## Source material:
· · · ·

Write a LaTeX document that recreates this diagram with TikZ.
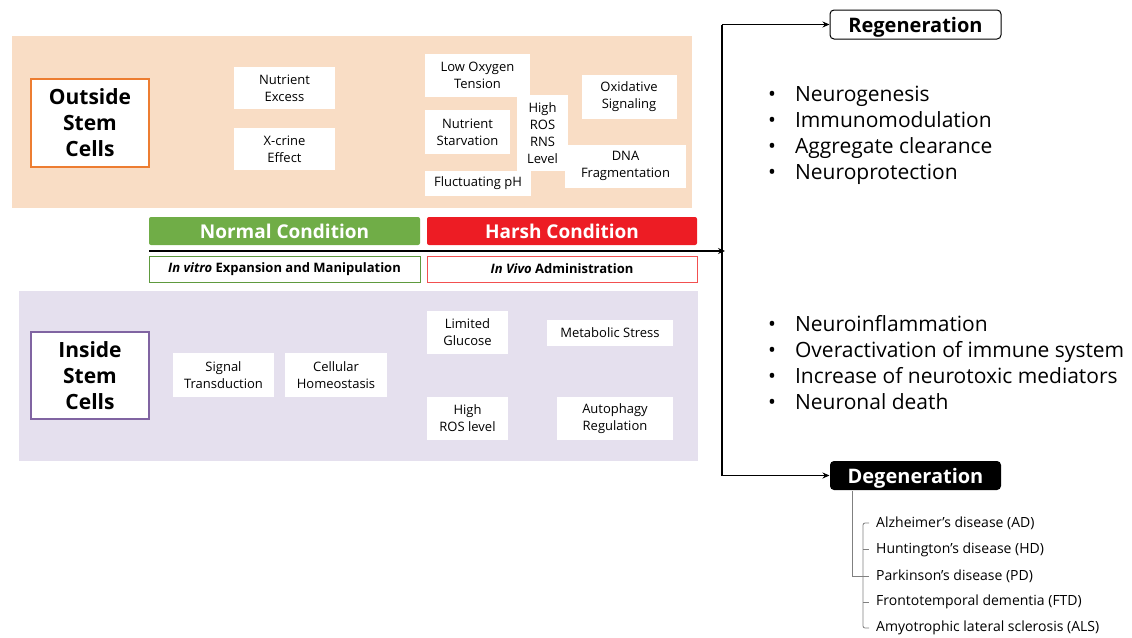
\documentclass[tikz,border=0pt]{standalone}
\usepackage{fontspec}
\setmainfont{Open Sans}
\usetikzlibrary{arrows.meta}
\definecolor{peach}{HTML}{F9DDC5}
\definecolor{lav}{HTML}{E5E0EE}
\definecolor{orangeb}{HTML}{ED7D31}
\definecolor{purpleb}{HTML}{8064A2}
\definecolor{greenc}{HTML}{70AD47}
\definecolor{redc}{HTML}{ED1C24}
\definecolor{greenb}{HTML}{5E9A3E}
\definecolor{redb}{HTML}{F25050}
\definecolor{treeg}{HTML}{808080}
\begin{document}
\begin{tikzpicture}[x=1pt,y=-1pt,
  titlebox/.style={fill=white, line width=2pt, align=center, inner sep=0pt,
    font=\fontsize{21}{26}\selectfont\bfseries},
  sbox/.style={fill=white, align=center, inner sep=0pt,
    font=\fontsize{13}{17}\selectfont},
  condbox/.style={rounded corners=2pt, inner sep=0pt, text=white, text depth=0pt,
    minimum height=28, font=\fontsize{19}{22}\selectfont\bfseries},
  subbox/.style={fill=white, line width=1pt, inner sep=0pt, minimum height=26,
    font=\fontsize{13}{15}\selectfont\bfseries},
  outbox/.style={rounded corners=4pt, line width=1pt, inner sep=0pt, text depth=0pt,
    minimum width=171, minimum height=29, font=\fontsize{20}{24}\selectfont\bfseries},
  mainline/.style={line width=1.6pt},
  arr/.style={line width=1.4pt, -{Stealth[length=7pt,width=6pt]}},
  listnode/.style={anchor=west, inner sep=0pt, align=left,
    font=\fontsize{21}{26}\selectfont},
  disease/.style={anchor=west, inner sep=0pt, font=\fontsize{14}{17}\selectfont},
  tree/.style={draw=treeg, line width=0.8pt}
]
\useasboundingbox (0,0) rectangle (1132,637);

% backgrounds
\fill[peach] (12,36) rectangle (692,208);
\fill[lav] (19,291) rectangle (698,461);

% outside stem cells
\node[titlebox, draw=orangeb, minimum width=118, minimum height=88] (osc) at (90,123) {Outside\\Stem\\Cells};
\node[sbox, minimum width=101, minimum height=42] (ne) at (284.5,88) {Nutrient\\Excess};
\node[sbox, minimum width=101, minimum height=42] (xc) at (284.5,149) {X-crine\\Effect};
\node[sbox, minimum width=105, minimum height=43] (lo) at (477.5,75) {Low Oxygen\\Tension};
\node[sbox, minimum width=85, minimum height=44] (ns) at (467.5,132) {Nutrient\\Starvation};
\node[sbox, minimum width=51, minimum height=76] (hr) at (542.5,133) {High\\ROS\\RNS\\Level};
\node[sbox, minimum width=95, minimum height=44] (os) at (629,97) {Oxidative\\Signaling};
\node[sbox, minimum width=121, minimum height=43] (dna) at (625.5,166) {DNA\\Fragmentation};
\node[sbox, minimum width=106, minimum height=25] (ph) at (478,183.5) {Fluctuating pH};

% conditions
\node[condbox, fill=greenc, minimum width=271] (nc) at (284.5,231) {Normal Condition};
\node[condbox, fill=redc, minimum width=270] (hc) at (562,231) {Harsh Condition};
\node[subbox, draw=greenb, minimum width=271] (iv) at (284.5,269) {\textit{In vitro} Expansion and Manipulation};
\node[subbox, draw=redb, minimum width=270] (ivv) at (562,269) {\textit{In Vivo} Administration};

% inside stem cells
\node[titlebox, draw=purpleb, minimum width=118, minimum height=87] (isc) at (90,375.5) {Inside\\Stem\\Cells};
\node[sbox, minimum width=101, minimum height=44] (st) at (223.5,375) {Signal\\Transduction};
\node[sbox, minimum width=102, minimum height=44] (ch) at (336,375) {Cellular\\Homeostasis};
\node[sbox, minimum width=81, minimum height=43] (lg) at (467.5,332.5) {Limited\\Glucose};
\node[sbox, minimum width=126, minimum height=26] (ms) at (610,333) {Metabolic Stress};
\node[sbox, minimum width=81, minimum height=43] (hrl) at (467.5,418.5) {High\\ROS level};
\node[sbox, minimum width=116, minimum height=43] (ar) at (615,418.5) {Autophagy\\Regulation};

% outcomes
\node[outbox, draw=black, fill=white] (reg) at (915.5,24.5) {Regeneration};
\node[outbox, fill=black, text=white] (deg) at (915.5,475.5) {Degeneration};

\coordinate (ls) at (149,251);
\coordinate (vt) at (722,24.5);
\coordinate (vb) at (722,475.5);
\draw[mainline] (vt) -- (vb);
\draw[mainline, -{Stealth[length=7pt,width=6pt]}] (ls) -- ([xshift=3]ls -| vt);
\draw[arr] (vt) -- (reg.west);
\draw[arr] (vb) -- (deg.west);

% lists
\node[listnode] (regl) at (768,135) {\begin{tabular}{@{}l@{\hspace{19pt}}l@{}}
\textbullet & Neurogenesis\\
\textbullet & Immunomodulation\\
\textbullet & Aggregate clearance\\
\textbullet & Neuroprotection
\end{tabular}};
\node[listnode] (degl) at (768,365.5) {\begin{tabular}{@{}l@{\hspace{19pt}}l@{}}
\textbullet & Neuroinflammation\\
\textbullet & Overactivation of immune system\\
\textbullet & Increase of neurotoxic mediators\\
\textbullet & Neuronal death
\end{tabular}};

% diseases
\node[disease] (d1) at (876,523) {Alzheimer’s disease (AD)};
\node[disease] (d2) at (876,549.5) {Huntington’s disease (HD)};
\node[disease] (d3) at (876,576) {Parkinson’s disease (PD)};
\node[disease] (d4) at (876,602) {Frontotemporal dementia (FTD)};
\node[disease] (d5) at (876,628) {Amyotrophic lateral sclerosis (ALS)};
\draw[tree] ([xshift=-63.5]deg.south) |- ([xshift=-13]d3.west);
\draw[tree, rounded corners=2pt] ([xshift=-7]d1.west) -- ([xshift=-13]d1.west) -- ([xshift=-13]d5.west) -- ([xshift=-7]d5.west);
\draw[tree] ([xshift=-13]d2.west) -- ([xshift=-7]d2.west);
\draw[tree] ([xshift=-13]d3.west) -- ([xshift=-7]d3.west);
\draw[tree] ([xshift=-13]d4.west) -- ([xshift=-7]d4.west);
\end{tikzpicture}
\end{document}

· · · ·

## What you will do:
Leave out the pictures, then repeat the listing above exactly from its first line to the line with "(19,291) rectangle (698,461);", inclusive.

## Finished answer:
Write a LaTeX document that recreates this diagram with TikZ.
\documentclass[tikz,border=0pt]{standalone}
\usepackage{fontspec}
\setmainfont{Open Sans}
\usetikzlibrary{arrows.meta}
\definecolor{peach}{HTML}{F9DDC5}
\definecolor{lav}{HTML}{E5E0EE}
\definecolor{orangeb}{HTML}{ED7D31}
\definecolor{purpleb}{HTML}{8064A2}
\definecolor{greenc}{HTML}{70AD47}
\definecolor{redc}{HTML}{ED1C24}
\definecolor{greenb}{HTML}{5E9A3E}
\definecolor{redb}{HTML}{F25050}
\definecolor{treeg}{HTML}{808080}
\begin{document}
\begin{tikzpicture}[x=1pt,y=-1pt,
  titlebox/.style={fill=white, line width=2pt, align=center, inner sep=0pt,
    font=\fontsize{21}{26}\selectfont\bfseries},
  sbox/.style={fill=white, align=center, inner sep=0pt,
    font=\fontsize{13}{17}\selectfont},
  condbox/.style={rounded corners=2pt, inner sep=0pt, text=white, text depth=0pt,
    minimum height=28, font=\fontsize{19}{22}\selectfont\bfseries},
  subbox/.style={fill=white, line width=1pt, inner sep=0pt, minimum height=26,
    font=\fontsize{13}{15}\selectfont\bfseries},
  outbox/.style={rounded corners=4pt, line width=1pt, inner sep=0pt, text depth=0pt,
    minimum width=171, minimum height=29, font=\fontsize{20}{24}\selectfont\bfseries},
  mainline/.style={line width=1.6pt},
  arr/.style={line width=1.4pt, -{Stealth[length=7pt,width=6pt]}},
  listnode/.style={anchor=west, inner sep=0pt, align=left,
    font=\fontsize{21}{26}\selectfont},
  disease/.style={anchor=west, inner sep=0pt, font=\fontsize{14}{17}\selectfont},
  tree/.style={draw=treeg, line width=0.8pt}
]
\useasboundingbox (0,0) rectangle (1132,637);

% backgrounds
\fill[peach] (12,36) rectangle (692,208);
\fill[lav] (19,291) rectangle (698,461);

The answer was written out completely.